We solve it with Dynamic Programming (DP). For each \(i = 1, 2, \ldots, N\) in this order, let us determine which we should choose: “paying \(A_i\) yen to perform Action \(i\)” or “not performing Action \(i\).” Here, we must not violate the \(N\) conditions above. Let us define the DP table \(\mathrm{dp}[i][j]\) for \(i = 0, 1, \ldots, N\) and \(j = 0, 1\) by:

\(\mathrm{dp}[i][j] := \) (minimum possible total cost spent so far when we have already determined if he should perform Action \(1, 2, \ldots, i\) and when Action \(i\) is performed \(j\) times).

We divide into two cases: “when Action \(1\) is performed” and “when Action \(1\) is not performed,” and fill the DP table \(\mathrm{dp}[\ast][\ast]\) in each case. Afterwards, the answer can be obtained as the smaller of the answer for “Action \(1\) being performed” and that for “Action \(1\) not being performed.”

[1] When Action \(1\) is not performed

First, we consider the initialization of the DP. By the definition of DP, \(\mathrm{dp}[1][0] = 0\). Also, since we do not consider doing Action \(1\), we let \(\mathrm{dp}[1][1] = \infty\) for convenience.

Next, we consider the transition of the DP. That is, when we already know the values of \(\mathrm{dp}[1][\ast], \mathrm{dp}[2][\ast], \ldots \mathrm{dp}[i-1][\ast]\), we are going to determine the values of \(\mathrm{dp}[i][1]\). First, Action \(i\) is allowed to be skipped only when Action \((i-1)\) has been done, so

\[\mathrm{dp}[i][0] = \mathrm{dp}[i-1][1] \tag{1}.\]

On the other hand, if Action \(i\) is performed, Action \((i-1)\) does not necessarily have to be done. Also, doing Action \(i\) costs \(A_i\) yen. Therefore,

\[\mathrm{dp}[i][1] = \min\lbrace \mathrm{dp}[i-1][0], \mathrm{dp}[i-1][1]\rbrace + A_i \tag{2}.\]

By the initialization above and the recurrence relations (1) and (2), we can “find \(\mathrm{dp}[i][0]\) and \(\mathrm{dp}[i][1]\) for every \(i = 1, 2, \ldots, N\)” in a total of \(\mathrm{O}(N)\) time.

Regarding feeding Animal \(1\), since we assume the case that Action \(1\) is not performed, Action \(N\) must be performed.
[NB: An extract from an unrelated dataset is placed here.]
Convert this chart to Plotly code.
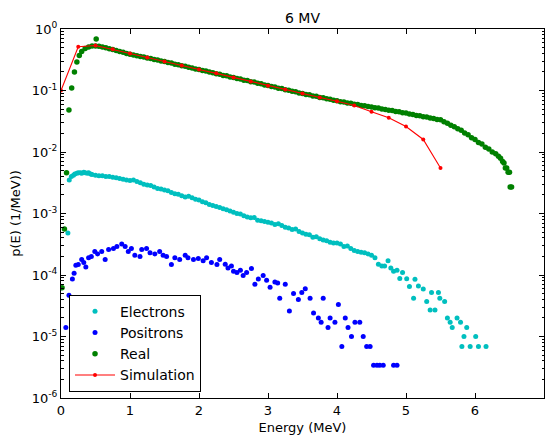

Therefore, only \(\mathrm{dp}[N][1]\), but not \(\mathrm{dp}[N][0]\), is the answer for the case “when Action \(1\) is not performed.”

[2] When Action \(1\) is performed

First, we consider the initialization of the DP. Since it costs \(A_i\) yen to perform Action \(1\), by the definition of the DP table, \(\mathrm{dp}[1][1] = A_1\). Also, since we do not consider not doing Action \(1\), we let \(\mathrm{dp}[1][0] = \infty\) for convenience.

As the transitions of DP, we can use the recurrence relations (1) and (2) just as in “when Action \(1\) is not performed.” This enables us to “find \(\mathrm{dp}[i][0]\) and \(\mathrm{dp}[i][1]\)” in a total of \(\mathrm{O}(N)\) time.

Regarding feeding Animal \(1\), since we assume the case that Action \(1\) is performed, Action \(N\) may not be performed. Therefore, the smaller of \(\mathrm{dp}[N][0]\) and \(\mathrm{dp}[N][1]\) is the answer for the case when “Action \(1\) is performed.”

Therefore, this problem can be solved in about \(O(N)\) time.

The following is a sample accepted code in C++ language.

#include <iostream>
using namespace std;
typedef long long ll;
const ll inf = 1e18;

int n;
int a[300005];
ll dp[300005][2];

int main(void)
{
  cin >> n;
  for(int i = 1; i <= n; i++) cin >> a[i];
  
  ll ans = inf;
  for(int t = 0; t <= 1; t++){
    dp[1][t] = a[1]*t, dp[1][1-t] = inf;
    
    for(int i = 2; i <= n; i++){
      dp[i][0] = dp[i-1][1];
      dp[i][1] = min(dp[i-1][0], dp[i-1][1]) + a[i];
    }
    if(t == 0) ans = min(ans, dp[n][1]);
    if(t == 1) ans = min(ans, min(dp[n][0], dp[n][1]));
  }
  cout << ans << endl;
  
  return 0;
}